• Adrianna O'Shea

3 years on: A recollection of the Manchester Arena bombing

That morning, my mum woke me up in the hazy, pale light. She hung over my bed, a preoccupied look on her face. I fought to keep my eyes open, frustrated by the shrill sound of birdsong and the overall weight of gravity that fought against my rising body: I had never been a morning person. Before I could speak, before I could ask why she had woken me or what time in the morning it was, her words had shattered the stillness in the air.

“They’ve bombed us.” She said. “Manchester has been bombed.”

Suddenly I was wide awake, my head spinning, my sense of shock manifesting in my wordlessness. I found myself sitting at the dining room table. The room was still draped with a cellophane birthday banner and scattered with gradually deflating balloons. I had celebrated my seventeenth birthday just two days before, not that it mattered now. I was soon realising that it was a trivial celebration in a world full of problems.

I let my bowl of cereal grow stagnant, cornflakes drifting aimlessly across a pond of milk. This event had almost been expected, I thought morosely. 2017 was a year that has since been referred to as the ‘year of terror’ by some newspapers. During that year, the headlines seemed to be gripped by stories of innocent civilians being mercilessly slaughtered in various attacks across the cities of the world. Just two months prior to the Manchester arena attack, four pedestrians had been killed and dozens more injured after being ploughed down by a higher car on Westminster bridge. On the 20th of April, three French National Police officers had been shot by a man on the Champs Elysees in Paris: a city already on high alert after previous attacks.

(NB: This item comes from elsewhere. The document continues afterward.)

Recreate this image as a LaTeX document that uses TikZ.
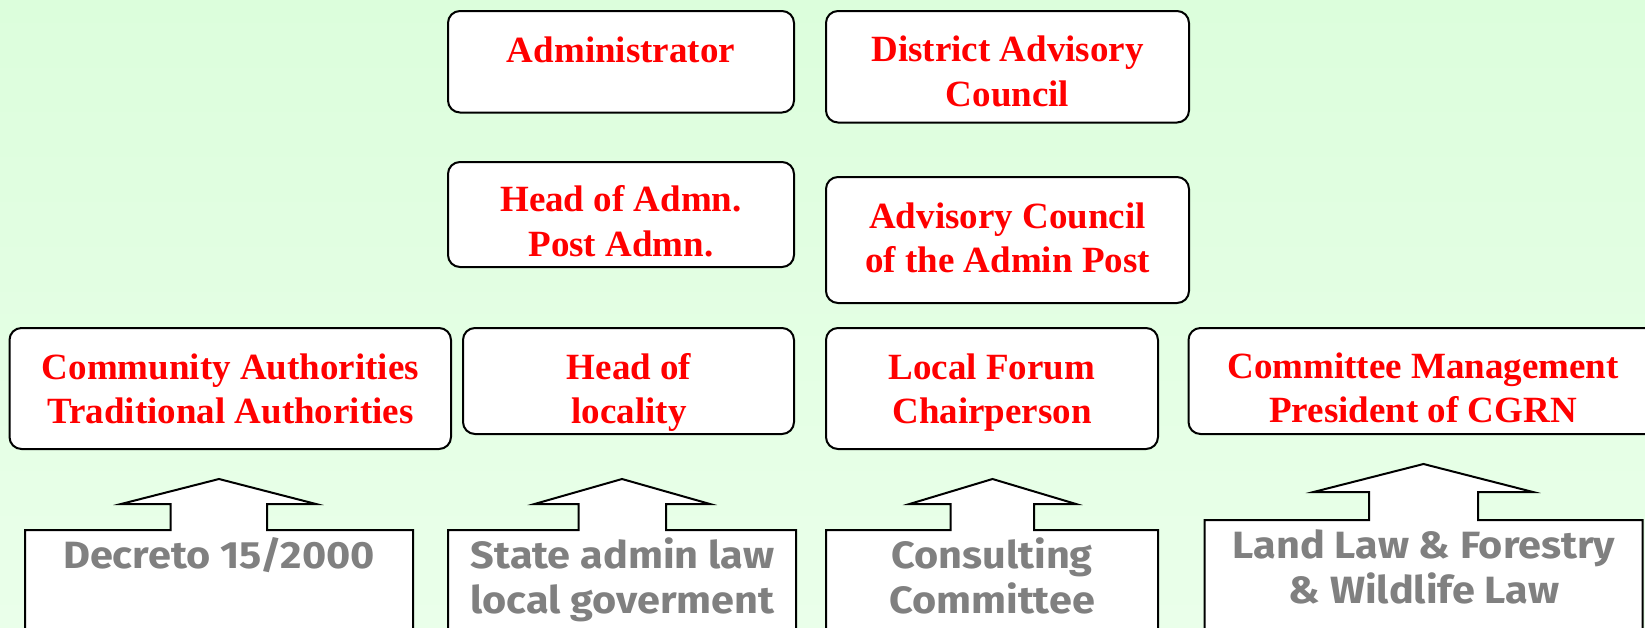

In light of these headlines, the world had come to feel like a tense and fearful place. Worryingly, the ‘us and them’ attitude which had been sewn into the communities of the North for so long was becoming more pronounced. Just two years later Tommy Robinson, an Islamophobic fascist, came to visit my hometown, attempting to gain support in the deprived, near-segregated towns of the North West.

I browsed my various social media accounts, which erupted with headlines describing the attack and emotional posts from friends, their pages pasted with images of the worker bee. I read the articles hurriedly- Ariana Grande, an attack that targeted children, shrapnel, a city in mourning, many kids still missing. My mind felt frazzled, unable to comprehend it all. And then, a few posts down from another image of the Manchester bee:

‘Kate can’t find her sister- if anyone has any information then please contact her.’


An uneasy feeling crept in.


I had known Kate for many years. She’d always had a rebellious streak that I envied and was the first of us to smoke cigarettes and have sex. She had a tongue piercing that her mother didn’t know about and hair that was dyed jet black.


Kate’s sister? I didn’t want to believe it. Things like this didn’t happen to us, they didn’t happen to people that I knew. Kids didn’t die in bombings; kids didn’t usually die at all. Suddenly, I felt my home grow unfamiliar and distant.


That day, at work, news of the bombing and various sensationalised opinions were murmured by customers and waitresses alike. The air was heavy and unnaturally still. Somewhere in the midst of my shift, I heard that Kate’s sister had died, having been killed by shrapnel in the explosion. There would be a memorial that evening, beneath the grand clock tower of Whitehead Garden. I knew I had to go. The whole city, and every group of people within it, had been united by a stunned sense of grief. Children were dead. Our children.


The evening came and I stood in the amber glow of the setting sun, part of a sea of people from all walks of life. The crowd was quiet and at peace as different people spoke from the steps of the clock tower- a priest, a rabbi, an imam . Hundreds of pink balloons were released into the cloudless sky, some becoming ensnared within the boughs of blooming blossom trees, whilst the stairs of the clock tower quickly became layered with fresh bouquets, teddy bears and photos of Kate’s smiling younger sister.


Then, Kate’s mother came to the podium, her eyes still raw from tears of grief. She looked solemn, lost. Perhaps everything within her was screaming that her daughter couldn’t have died in a terrorist attack, that this couldn’t have been true. Her daughter was meant to grow up and become a dancer or a singer, just as she had always dreamed. This wasn’t meant to be the fate of any child, anywhere in the world.


When Kate’s mother finally spoke into the gentle, evening air of May, she spoke to bridge a divide that had existed for decades. She begged for peace, she called for the crowds of people to not let her daughter’s death fuel revenge and even more hatred. She was exhausted and weary, yet her voice was still able to move the masses.


I soon realised that Kate’s mother had done something noble that evening. In the face of losing her child, the worst type of fear, she had done something brave. She stood on that podium and called for people to love when her daughter had been killed out of hatred.


As she stepped down from the podium, I applauded whole heartedly, on the verge of tears.